1) Psy’s Gangnam Style tops iTunes chart
It was just 6 weeks ago I talked about a little breeze blowing from Gangnam in Seoul. It turned into a mega typhoon as the Gangnam Style finally took No.1 spot on the iTunes Top Songs Chart, making Psy the first Korean to get the honor. Psy horse danced in ABC’s Good Morning America, and taught Britney Spears on how to dance “The Ellen Show.” He also wowed the crowd live in Manhattan on NBC’s “Today’ and made it Psy-turday Night by appearing on Saturday Night Live. The Gangnam Style was viewed by 250 million people in YouTube. If you are still not one of the 250 million, here it is. http://www.youtube.com/watch?v=9bZkp7q19f0
2) Ji-yai Shin wins LPGA British Open
If Psy was in the U.S., Shin Ji-yae was in Britain for the sensation. Shin won Women’s British Open, beating her Korean friend Park In-bee by 9 strokes at Royal Liverpool Golf Club on Sep 16. It was her second LPGA win this year after Kingsmill Championship just a week ago. It was also her second British Open win after four years, and 10th LPGA championship. With Shin’s British Open, Korean girls won three of the four major LPGA tournaments this year. Yoo Sun-young won the Kraft Nabisco in April, and Choi Na-yeon grabbed the U.S. Women’s open in July. Chinese Feng Shanshan was another major winner with Wegmans Championship in June.
1) Koreans working longest hours
According to the Ministry of Strategy and Finance, Koreans work average 44.6 hours a week, the most hours of the 34 OECD nations, 15 hours more than the Dutch who have the shortest working hours of 30 hours a week. However, the annual average wage was U$35,406, which is a medium size wage. While Koreans work the most hours, their productivity ranked at a low level as its labor productivity ranked 23rd among the OECD nations. Luxembourg, Norway and the U.S.A. were the top three for labor productivity.
3. Auto Industry
1) Visteon in war with Hyundai
According to a local newspaper, Halla Climate Control owned by Visteon of U.S.A. is in a big confrontation against Hyundai as HCC flatly refused Hyundai’s request for annual cost reduction. It is said HCC threatened to stop supplying parts if Hyundai debits the money unilaterally. Hyundai is at a loss as they can neither give special favor to HCC by taking it off from the cost reduction list, nor can take a risk of HCC, which supplies 54% of air con to Hyundai/Kia globally, stopping vehicle production throughout the world. HCC was established in 1986 as a joint venture between Mando and Ford which sold its shares to Visteon in 1999. Visteon currently owns 70% of HCC, and its CEO is Tim Leuliette, someone very familiar to many people reading this Korea update.

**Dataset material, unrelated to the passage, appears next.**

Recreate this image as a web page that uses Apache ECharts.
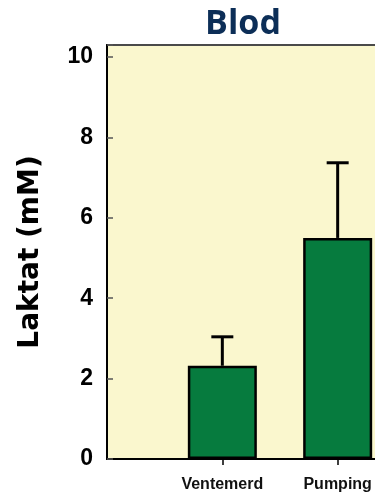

2) Samsung’s Big son talks with Carlos Ghosn of Renault
Lee Jae-yong, the COO and the only son of Samsung Chairman, met with Carlos Ghosn of Renault-Nissan Alliance. While details of the meeting were not released, it is rumored the two talked about the sale of 19.9% of Samsung’s share in Renault-Samsung Motors in line with Renault’s plan to sell its RSM shares to Nissan. Samsung allowed Renault to use Samsung name until 2020, but with the recent crisis in RSM, Samsung do not see many merits with Samsung name in RSM. If Samsung does get rid of the RSM shares, it would mean Samsung is sticking to its commitment made at the time of bankruptcy in 2000 that “Samsung would never again go into the business that has wheels.”